%%
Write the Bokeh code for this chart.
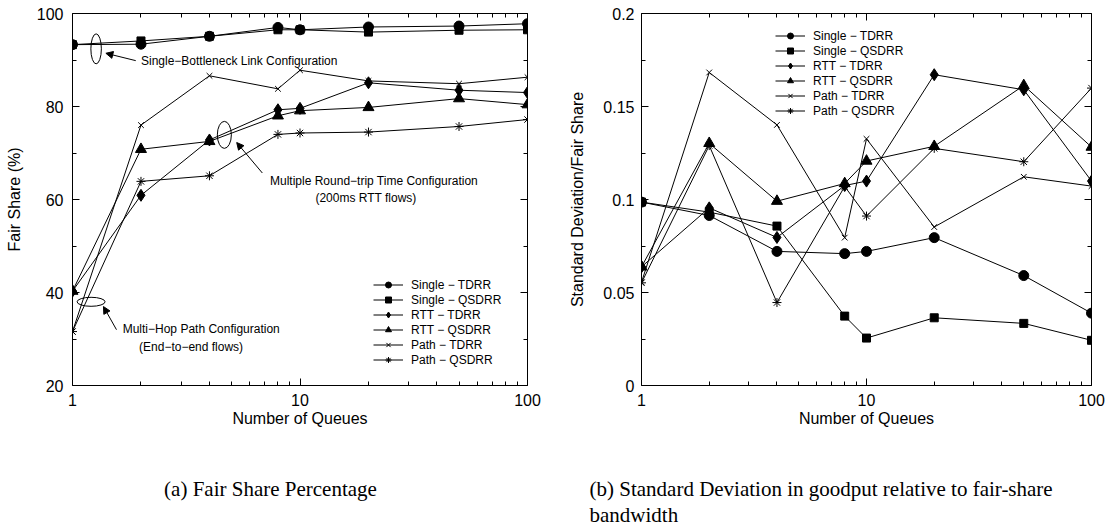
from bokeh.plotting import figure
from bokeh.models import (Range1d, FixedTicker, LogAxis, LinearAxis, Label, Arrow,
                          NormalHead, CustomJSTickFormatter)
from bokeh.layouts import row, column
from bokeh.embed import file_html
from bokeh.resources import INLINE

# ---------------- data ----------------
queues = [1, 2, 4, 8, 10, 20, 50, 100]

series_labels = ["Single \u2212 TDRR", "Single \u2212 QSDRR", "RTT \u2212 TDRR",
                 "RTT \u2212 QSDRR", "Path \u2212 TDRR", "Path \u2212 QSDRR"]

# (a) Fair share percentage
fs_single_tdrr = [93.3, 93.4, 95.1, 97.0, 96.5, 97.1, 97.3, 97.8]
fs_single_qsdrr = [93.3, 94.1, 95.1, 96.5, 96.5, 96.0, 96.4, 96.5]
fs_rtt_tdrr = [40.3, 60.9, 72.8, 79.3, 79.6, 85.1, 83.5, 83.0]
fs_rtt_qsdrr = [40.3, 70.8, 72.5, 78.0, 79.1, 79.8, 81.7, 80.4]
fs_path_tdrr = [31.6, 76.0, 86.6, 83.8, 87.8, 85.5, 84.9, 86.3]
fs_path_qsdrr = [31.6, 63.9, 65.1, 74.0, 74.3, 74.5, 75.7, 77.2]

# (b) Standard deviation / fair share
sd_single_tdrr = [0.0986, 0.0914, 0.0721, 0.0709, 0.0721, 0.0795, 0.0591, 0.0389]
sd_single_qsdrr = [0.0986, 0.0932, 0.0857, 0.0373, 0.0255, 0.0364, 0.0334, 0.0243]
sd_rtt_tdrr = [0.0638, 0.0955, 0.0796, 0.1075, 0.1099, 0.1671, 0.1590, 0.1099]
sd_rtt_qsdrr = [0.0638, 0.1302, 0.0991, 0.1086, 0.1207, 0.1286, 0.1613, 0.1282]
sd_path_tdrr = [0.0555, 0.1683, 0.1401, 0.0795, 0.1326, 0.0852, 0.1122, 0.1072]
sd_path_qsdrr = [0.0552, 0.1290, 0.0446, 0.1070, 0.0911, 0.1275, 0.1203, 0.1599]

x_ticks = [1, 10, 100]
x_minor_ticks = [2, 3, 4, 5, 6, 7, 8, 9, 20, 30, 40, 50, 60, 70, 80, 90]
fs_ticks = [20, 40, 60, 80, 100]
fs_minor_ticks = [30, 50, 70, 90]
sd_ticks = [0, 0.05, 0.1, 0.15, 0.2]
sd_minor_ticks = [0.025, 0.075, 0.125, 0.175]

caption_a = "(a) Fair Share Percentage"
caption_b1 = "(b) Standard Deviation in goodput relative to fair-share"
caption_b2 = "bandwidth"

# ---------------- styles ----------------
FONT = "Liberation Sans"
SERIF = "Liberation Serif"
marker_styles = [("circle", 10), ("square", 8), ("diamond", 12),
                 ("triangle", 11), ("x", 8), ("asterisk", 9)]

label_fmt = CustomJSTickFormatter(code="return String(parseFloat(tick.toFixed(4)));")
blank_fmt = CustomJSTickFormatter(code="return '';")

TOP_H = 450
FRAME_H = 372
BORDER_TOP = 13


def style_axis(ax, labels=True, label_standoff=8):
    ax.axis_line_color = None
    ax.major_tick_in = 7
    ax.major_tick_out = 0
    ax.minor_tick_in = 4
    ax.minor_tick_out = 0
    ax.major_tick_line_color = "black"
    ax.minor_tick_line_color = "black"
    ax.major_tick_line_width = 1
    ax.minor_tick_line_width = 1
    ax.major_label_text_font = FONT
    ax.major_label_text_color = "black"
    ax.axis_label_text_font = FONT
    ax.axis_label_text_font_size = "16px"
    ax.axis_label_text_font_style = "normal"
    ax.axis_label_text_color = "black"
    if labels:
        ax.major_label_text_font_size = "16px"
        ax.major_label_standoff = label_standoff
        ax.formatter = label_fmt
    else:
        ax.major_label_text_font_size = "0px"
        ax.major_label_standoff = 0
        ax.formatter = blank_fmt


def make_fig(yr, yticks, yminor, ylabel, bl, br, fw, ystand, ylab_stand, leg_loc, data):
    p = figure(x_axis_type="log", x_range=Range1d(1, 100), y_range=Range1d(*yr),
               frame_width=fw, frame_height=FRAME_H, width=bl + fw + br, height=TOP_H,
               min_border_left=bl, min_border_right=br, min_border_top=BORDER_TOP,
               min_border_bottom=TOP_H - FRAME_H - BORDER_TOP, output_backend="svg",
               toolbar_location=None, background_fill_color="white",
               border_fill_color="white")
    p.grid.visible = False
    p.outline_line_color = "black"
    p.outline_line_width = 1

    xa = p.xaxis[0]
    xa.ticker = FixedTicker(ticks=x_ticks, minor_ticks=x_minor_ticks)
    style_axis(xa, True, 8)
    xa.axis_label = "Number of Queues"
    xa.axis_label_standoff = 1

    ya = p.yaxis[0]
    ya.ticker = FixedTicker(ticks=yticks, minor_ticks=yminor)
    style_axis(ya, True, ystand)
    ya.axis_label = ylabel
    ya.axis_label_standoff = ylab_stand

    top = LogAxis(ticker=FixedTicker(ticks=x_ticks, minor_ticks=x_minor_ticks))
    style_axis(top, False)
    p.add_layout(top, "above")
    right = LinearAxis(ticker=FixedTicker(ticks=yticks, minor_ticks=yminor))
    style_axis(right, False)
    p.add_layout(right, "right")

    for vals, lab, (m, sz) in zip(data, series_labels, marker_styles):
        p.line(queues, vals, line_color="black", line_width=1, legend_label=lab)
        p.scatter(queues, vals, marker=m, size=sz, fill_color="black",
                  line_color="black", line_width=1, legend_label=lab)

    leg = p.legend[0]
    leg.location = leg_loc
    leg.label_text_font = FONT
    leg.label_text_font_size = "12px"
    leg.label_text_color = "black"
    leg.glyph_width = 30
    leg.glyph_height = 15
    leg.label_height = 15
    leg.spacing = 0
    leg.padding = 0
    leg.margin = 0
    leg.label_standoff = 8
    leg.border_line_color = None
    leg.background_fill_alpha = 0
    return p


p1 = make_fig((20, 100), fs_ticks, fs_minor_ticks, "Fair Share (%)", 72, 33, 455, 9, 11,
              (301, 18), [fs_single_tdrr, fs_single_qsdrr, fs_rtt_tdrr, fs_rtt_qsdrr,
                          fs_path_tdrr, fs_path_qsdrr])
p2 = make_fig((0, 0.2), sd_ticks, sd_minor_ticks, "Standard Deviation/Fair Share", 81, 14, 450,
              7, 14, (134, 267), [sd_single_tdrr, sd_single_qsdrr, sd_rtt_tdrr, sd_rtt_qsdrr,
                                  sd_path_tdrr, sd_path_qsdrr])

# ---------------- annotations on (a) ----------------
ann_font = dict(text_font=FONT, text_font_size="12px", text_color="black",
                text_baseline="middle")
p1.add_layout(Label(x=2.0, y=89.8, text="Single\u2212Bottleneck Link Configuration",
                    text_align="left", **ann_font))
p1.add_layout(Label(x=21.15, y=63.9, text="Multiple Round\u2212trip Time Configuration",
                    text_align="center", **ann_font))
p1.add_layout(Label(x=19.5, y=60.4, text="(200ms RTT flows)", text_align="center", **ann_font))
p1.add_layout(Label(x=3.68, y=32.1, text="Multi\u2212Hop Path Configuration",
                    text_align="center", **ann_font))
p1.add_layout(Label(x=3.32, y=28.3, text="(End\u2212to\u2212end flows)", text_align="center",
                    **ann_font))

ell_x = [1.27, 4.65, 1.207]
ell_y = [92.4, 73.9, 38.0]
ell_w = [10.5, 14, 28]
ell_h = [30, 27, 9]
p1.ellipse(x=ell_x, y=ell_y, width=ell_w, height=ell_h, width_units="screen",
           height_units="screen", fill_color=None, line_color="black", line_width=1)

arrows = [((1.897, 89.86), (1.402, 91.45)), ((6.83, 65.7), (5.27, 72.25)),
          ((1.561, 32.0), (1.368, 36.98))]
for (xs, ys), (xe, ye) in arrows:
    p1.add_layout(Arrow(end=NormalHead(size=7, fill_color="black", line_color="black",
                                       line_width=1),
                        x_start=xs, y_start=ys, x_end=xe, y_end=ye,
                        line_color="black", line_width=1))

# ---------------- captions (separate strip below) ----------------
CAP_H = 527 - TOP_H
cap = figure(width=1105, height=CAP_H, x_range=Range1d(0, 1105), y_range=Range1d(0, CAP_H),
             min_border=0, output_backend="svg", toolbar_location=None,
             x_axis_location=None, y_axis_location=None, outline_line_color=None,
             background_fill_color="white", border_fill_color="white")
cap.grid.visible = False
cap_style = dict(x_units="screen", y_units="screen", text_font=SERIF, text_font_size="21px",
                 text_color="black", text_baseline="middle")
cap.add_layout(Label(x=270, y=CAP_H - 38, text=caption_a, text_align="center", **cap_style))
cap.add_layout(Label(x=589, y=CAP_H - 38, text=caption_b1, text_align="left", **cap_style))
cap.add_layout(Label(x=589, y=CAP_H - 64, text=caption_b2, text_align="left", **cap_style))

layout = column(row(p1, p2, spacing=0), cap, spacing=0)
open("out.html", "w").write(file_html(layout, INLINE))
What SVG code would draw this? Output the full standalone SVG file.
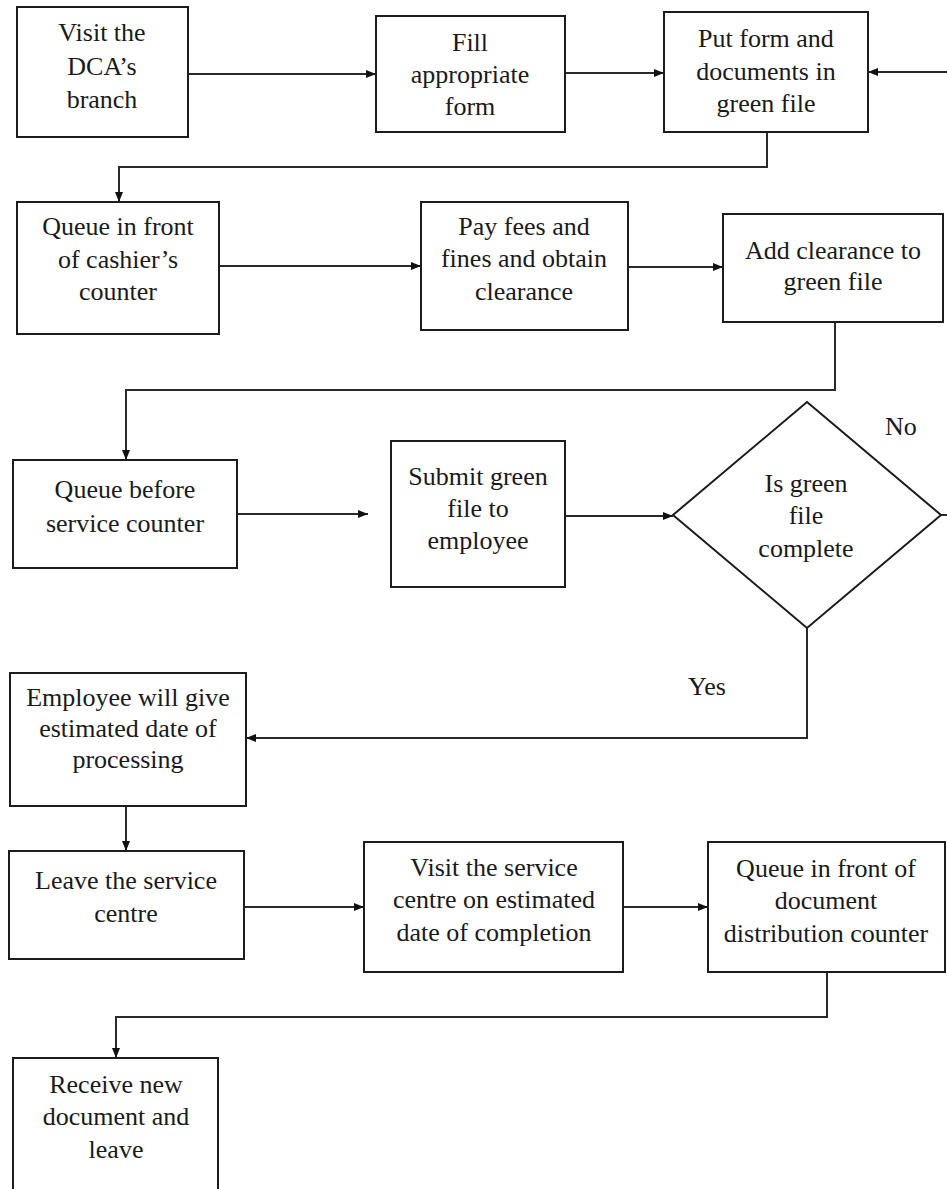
%%
YOUR INSTRUCTIONS: Exactly as they appear, print the lines of the listing above from its first line through the line that contains "sd_minor_ticks = [0.025, 0.075, 0.125, 0.175]", minus the pictures.

RESPONSE TO THIS EXERCISE:
Write the Bokeh code for this chart.
from bokeh.plotting import figure
from bokeh.models import (Range1d, FixedTicker, LogAxis, LinearAxis, Label, Arrow,
                          NormalHead, CustomJSTickFormatter)
from bokeh.layouts import row, column
from bokeh.embed import file_html
from bokeh.resources import INLINE

# ---------------- data ----------------
queues = [1, 2, 4, 8, 10, 20, 50, 100]

series_labels = ["Single \u2212 TDRR", "Single \u2212 QSDRR", "RTT \u2212 TDRR",
                 "RTT \u2212 QSDRR", "Path \u2212 TDRR", "Path \u2212 QSDRR"]

# (a) Fair share percentage
fs_single_tdrr = [93.3, 93.4, 95.1, 97.0, 96.5, 97.1, 97.3, 97.8]
fs_single_qsdrr = [93.3, 94.1, 95.1, 96.5, 96.5, 96.0, 96.4, 96.5]
fs_rtt_tdrr = [40.3, 60.9, 72.8, 79.3, 79.6, 85.1, 83.5, 83.0]
fs_rtt_qsdrr = [40.3, 70.8, 72.5, 78.0, 79.1, 79.8, 81.7, 80.4]
fs_path_tdrr = [31.6, 76.0, 86.6, 83.8, 87.8, 85.5, 84.9, 86.3]
fs_path_qsdrr = [31.6, 63.9, 65.1, 74.0, 74.3, 74.5, 75.7, 77.2]

# (b) Standard deviation / fair share
sd_single_tdrr = [0.0986, 0.0914, 0.0721, 0.0709, 0.0721, 0.0795, 0.0591, 0.0389]
sd_single_qsdrr = [0.0986, 0.0932, 0.0857, 0.0373, 0.0255, 0.0364, 0.0334, 0.0243]
sd_rtt_tdrr = [0.0638, 0.0955, 0.0796, 0.1075, 0.1099, 0.1671, 0.1590, 0.1099]
sd_rtt_qsdrr = [0.0638, 0.1302, 0.0991, 0.1086, 0.1207, 0.1286, 0.1613, 0.1282]
sd_path_tdrr = [0.0555, 0.1683, 0.1401, 0.0795, 0.1326, 0.0852, 0.1122, 0.1072]
sd_path_qsdrr = [0.0552, 0.1290, 0.0446, 0.1070, 0.0911, 0.1275, 0.1203, 0.1599]

x_ticks = [1, 10, 100]
x_minor_ticks = [2, 3, 4, 5, 6, 7, 8, 9, 20, 30, 40, 50, 60, 70, 80, 90]
fs_ticks = [20, 40, 60, 80, 100]
fs_minor_ticks = [30, 50, 70, 90]
sd_ticks = [0, 0.05, 0.1, 0.15, 0.2]
sd_minor_ticks = [0.025, 0.075, 0.125, 0.175]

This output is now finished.